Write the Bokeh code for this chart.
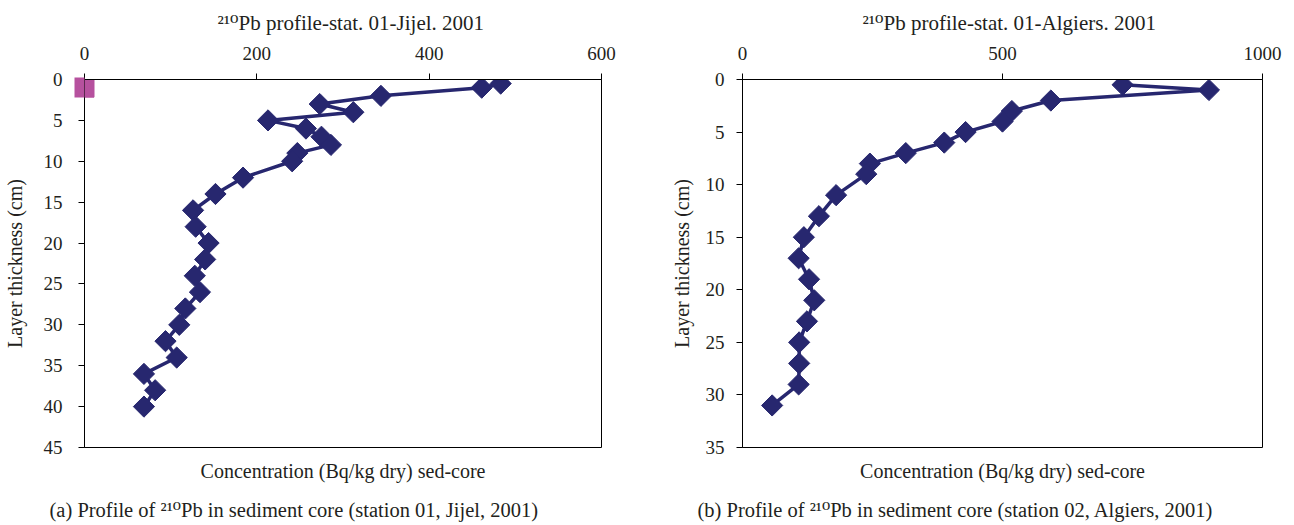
from bokeh.plotting import figure
from bokeh.layouts import row
from bokeh.models import Range1d, FixedTicker, Title
from bokeh.embed import file_html
from bokeh.resources import INLINE

# ---- data ----
jijel_depth = [0.5, 1, 2, 3, 4, 5, 6, 7, 8, 9, 10, 12, 14, 16, 18, 20, 22, 24, 26, 28, 30, 32, 34, 36, 38, 40]
jijel_conc = [483, 461, 344, 273, 312, 213, 257, 275, 286, 247, 241, 184, 152, 126, 129, 144, 140, 128, 134, 117, 110, 94, 107, 69, 82, 69]
jijel_ref_depth = [1]
jijel_ref_conc = [0]

algiers_depth = [0.5, 1, 2, 3, 4, 5, 6, 7, 8, 9, 11, 13, 15, 17, 19, 21, 23, 25, 27, 29, 31]
algiers_conc = [731, 897, 593, 518, 500, 429, 388, 314, 245, 238, 180, 147, 118, 108, 128, 138, 124, 109, 109, 108, 57]

jijel_xticks = [0, 200, 400, 600]
jijel_yticks = [0, 5, 10, 15, 20, 25, 30, 35, 40, 45]
algiers_xticks = [0, 500, 1000]
algiers_yticks = [0, 5, 10, 15, 20, 25, 30, 35]

left_title = "\u00b2\u00b9\u2070Pb profile-stat. 01-Jijel. 2001"
right_title = "\u00b2\u00b9\u2070Pb profile-stat. 01-Algiers. 2001"
x_title = "Concentration (Bq/kg dry) sed-core"
y_title = "Layer thickness (cm)"
left_cap = "(a)  Profile of \u00b2\u00b9\u2070Pb in sediment core (station 01, Jijel, 2001)"
right_cap = "(b)  Profile of \u00b2\u00b9\u2070Pb in sediment core (station 02, Algiers, 2001)"

FONT = "Liberation Serif"
FONT_SUP = "Liberation Serif, DejaVu Serif"
TXT = "#231f20"
NAVY = "#27276f"
PINK = "#b6519e"
TICK_FS = "19px"
LAB_FS = "20px"
CAP_FS = "20.5px"
TITLE_FS = "21px"


def make_fig(xmax, ymax, xticks, yticks, minor, width, bl, br, ylab_standoff):
    p = figure(width=width, height=525, x_range=Range1d(0, xmax), y_range=Range1d(ymax, 0),
               x_axis_location="above", output_backend="svg", toolbar_location=None,
               min_border_left=bl, min_border_right=br, min_border_top=79, min_border_bottom=78)
    p.grid.visible = False
    p.outline_line_color = "black"
    p.outline_line_width = 1
    p.background_fill_color = "white"
    p.border_fill_color = "white"
    for ax in (p.xaxis[0], p.yaxis[0]):
        ax.axis_line_color = "black"
        ax.major_tick_line_color = "black"
        ax.major_tick_in = 0
        ax.major_tick_out = 6
        ax.minor_tick_line_color = None
        ax.major_label_text_font = FONT
        ax.major_label_text_font_size = TICK_FS
        ax.major_label_text_color = TXT
    p.xaxis.major_label_standoff = 14
    p.yaxis.major_label_standoff = 12
    p.xaxis.ticker = FixedTicker(ticks=xticks)
    p.yaxis.ticker = FixedTicker(ticks=yticks, minor_ticks=minor)
    p.yaxis.axis_label = y_title
    p.yaxis.axis_label_text_font = FONT
    p.yaxis.axis_label_text_font_size = LAB_FS
    p.yaxis.axis_label_text_font_style = "normal"
    p.yaxis.axis_label_text_color = TXT
    p.yaxis.axis_label_standoff = ylab_standoff
    return p


def add_texts(p, title, title_offset, cap, cap_offset):
    p.title = Title(text=title, align="left", offset=title_offset, standoff=16,
                    vertical_align="middle",
                    text_font=FONT_SUP, text_font_size=TITLE_FS, text_font_style="normal",
                    text_color=TXT)
    p.add_layout(Title(text=x_title, align="center", standoff=22, vertical_align="middle",
                       text_font=FONT, text_font_size=LAB_FS, text_font_style="normal",
                       text_color=TXT), "below")
    p.add_layout(Title(text=cap, align="left", offset=cap_offset, standoff=8,
                       vertical_align="middle",
                       text_font=FONT_SUP, text_font_size=CAP_FS, text_font_style="normal",
                       text_color=TXT), "below")


# ---- (a) Jijel ----
p1 = make_fig(600, 45, jijel_xticks, jijel_yticks, jijel_ref_depth, 660, 82, 59, 15)
p1.line(jijel_conc, jijel_depth, line_color=NAVY, line_width=3.5, line_join="round")
p1.scatter(jijel_conc, jijel_depth, marker="square", angle=0.785, size=15,
           fill_color=NAVY, line_color=NAVY)
# pink reference square on the axis: inner half is a marker, outer half a wide minor tick
p1.scatter(jijel_ref_conc, jijel_ref_depth, marker="square", size=19,
           fill_color=PINK, line_color=PINK)
p1.yaxis.minor_tick_line_color = PINK
p1.yaxis.minor_tick_line_width = 20
p1.yaxis.minor_tick_in = 0
p1.yaxis.minor_tick_out = 10
p1.yaxis.minor_tick_line_cap = "butt"
add_texts(p1, left_title, 133, left_cap, -35)

# ---- (b) Algiers ----
p2 = make_fig(1000, 35, algiers_xticks, algiers_yticks, [], 634, 82, 32, 10)
p2.line(algiers_conc, algiers_depth, line_color=NAVY, line_width=3.5, line_join="round")
p2.scatter(algiers_conc, algiers_depth, marker="square", angle=0.785, size=15,
           fill_color=NAVY, line_color=NAVY)
add_texts(p2, right_title, 120, right_cap, -45)

layout = row(p1, p2)
open("out.html", "w").write(file_html(layout, INLINE))
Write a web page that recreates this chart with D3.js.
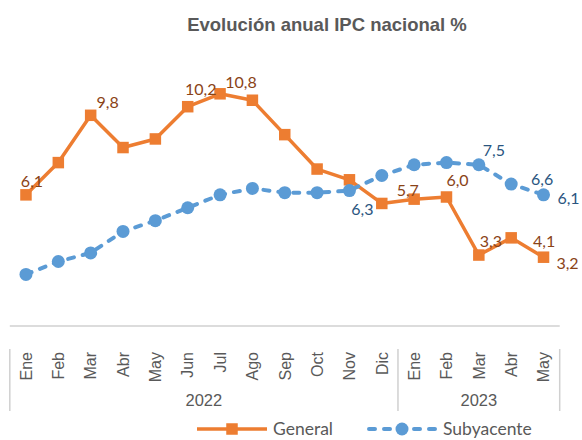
☆ ☆ ☆ ☆ ☆ ☆ ☆
- _Goal_
Print the whole listing above once more, word for word, without its pictures.

- _Response for this exercise_
Write the Bokeh code for this chart.
from bokeh.plotting import figure
from bokeh.layouts import row
from bokeh.models import Range1d, FixedTicker, Title
from bokeh.embed import file_html
from bokeh.resources import INLINE

# ---- data ----
jijel_depth = [0.5, 1, 2, 3, 4, 5, 6, 7, 8, 9, 10, 12, 14, 16, 18, 20, 22, 24, 26, 28, 30, 32, 34, 36, 38, 40]
jijel_conc = [483, 461, 344, 273, 312, 213, 257, 275, 286, 247, 241, 184, 152, 126, 129, 144, 140, 128, 134, 117, 110, 94, 107, 69, 82, 69]
jijel_ref_depth = [1]
jijel_ref_conc = [0]

algiers_depth = [0.5, 1, 2, 3, 4, 5, 6, 7, 8, 9, 11, 13, 15, 17, 19, 21, 23, 25, 27, 29, 31]
algiers_conc = [731, 897, 593, 518, 500, 429, 388, 314, 245, 238, 180, 147, 118, 108, 128, 138, 124, 109, 109, 108, 57]

jijel_xticks = [0, 200, 400, 600]
jijel_yticks = [0, 5, 10, 15, 20, 25, 30, 35, 40, 45]
algiers_xticks = [0, 500, 1000]
algiers_yticks = [0, 5, 10, 15, 20, 25, 30, 35]

left_title = "\u00b2\u00b9\u2070Pb profile-stat. 01-Jijel. 2001"
right_title = "\u00b2\u00b9\u2070Pb profile-stat. 01-Algiers. 2001"
x_title = "Concentration (Bq/kg dry) sed-core"
y_title = "Layer thickness (cm)"
left_cap = "(a)  Profile of \u00b2\u00b9\u2070Pb in sediment core (station 01, Jijel, 2001)"
right_cap = "(b)  Profile of \u00b2\u00b9\u2070Pb in sediment core (station 02, Algiers, 2001)"

FONT = "Liberation Serif"
FONT_SUP = "Liberation Serif, DejaVu Serif"
TXT = "#231f20"
NAVY = "#27276f"
PINK = "#b6519e"
TICK_FS = "19px"
LAB_FS = "20px"
CAP_FS = "20.5px"
TITLE_FS = "21px"


def make_fig(xmax, ymax, xticks, yticks, minor, width, bl, br, ylab_standoff):
    p = figure(width=width, height=525, x_range=Range1d(0, xmax), y_range=Range1d(ymax, 0),
               x_axis_location="above", output_backend="svg", toolbar_location=None,
               min_border_left=bl, min_border_right=br, min_border_top=79, min_border_bottom=78)
    p.grid.visible = False
    p.outline_line_color = "black"
    p.outline_line_width = 1
    p.background_fill_color = "white"
    p.border_fill_color = "white"
    for ax in (p.xaxis[0], p.yaxis[0]):
        ax.axis_line_color = "black"
        ax.major_tick_line_color = "black"
        ax.major_tick_in = 0
        ax.major_tick_out = 6
        ax.minor_tick_line_color = None
        ax.major_label_text_font = FONT
        ax.major_label_text_font_size = TICK_FS
        ax.major_label_text_color = TXT
    p.xaxis.major_label_standoff = 14
    p.yaxis.major_label_standoff = 12
    p.xaxis.ticker = FixedTicker(ticks=xticks)
    p.yaxis.ticker = FixedTicker(ticks=yticks, minor_ticks=minor)
    p.yaxis.axis_label = y_title
    p.yaxis.axis_label_text_font = FONT
    p.yaxis.axis_label_text_font_size = LAB_FS
    p.yaxis.axis_label_text_font_style = "normal"
    p.yaxis.axis_label_text_color = TXT
    p.yaxis.axis_label_standoff = ylab_standoff
    return p


def add_texts(p, title, title_offset, cap, cap_offset):
    p.title = Title(text=title, align="left", offset=title_offset, standoff=16,
                    vertical_align="middle",
                    text_font=FONT_SUP, text_font_size=TITLE_FS, text_font_style="normal",
                    text_color=TXT)
    p.add_layout(Title(text=x_title, align="center", standoff=22, vertical_align="middle",
                       text_font=FONT, text_font_size=LAB_FS, text_font_style="normal",
                       text_color=TXT), "below")
    p.add_layout(Title(text=cap, align="left", offset=cap_offset, standoff=8,
                       vertical_align="middle",
                       text_font=FONT_SUP, text_font_size=CAP_FS, text_font_style="normal",
                       text_color=TXT), "below")


# ---- (a) Jijel ----
p1 = make_fig(600, 45, jijel_xticks, jijel_yticks, jijel_ref_depth, 660, 82, 59, 15)
p1.line(jijel_conc, jijel_depth, line_color=NAVY, line_width=3.5, line_join="round")
p1.scatter(jijel_conc, jijel_depth, marker="square", angle=0.785, size=15,
           fill_color=NAVY, line_color=NAVY)
# pink reference square on the axis: inner half is a marker, outer half a wide minor tick
p1.scatter(jijel_ref_conc, jijel_ref_depth, marker="square", size=19,
           fill_color=PINK, line_color=PINK)
p1.yaxis.minor_tick_line_color = PINK
p1.yaxis.minor_tick_line_width = 20
p1.yaxis.minor_tick_in = 0
p1.yaxis.minor_tick_out = 10
p1.yaxis.minor_tick_line_cap = "butt"
add_texts(p1, left_title, 133, left_cap, -35)

# ---- (b) Algiers ----
p2 = make_fig(1000, 35, algiers_xticks, algiers_yticks, [], 634, 82, 32, 10)
p2.line(algiers_conc, algiers_depth, line_color=NAVY, line_width=3.5, line_join="round")
p2.scatter(algiers_conc, algiers_depth, marker="square", angle=0.785, size=15,
           fill_color=NAVY, line_color=NAVY)
add_texts(p2, right_title, 120, right_cap, -45)

layout = row(p1, p2)
open("out.html", "w").write(file_html(layout, INLINE))
Write a web page that recreates this chart with D3.js.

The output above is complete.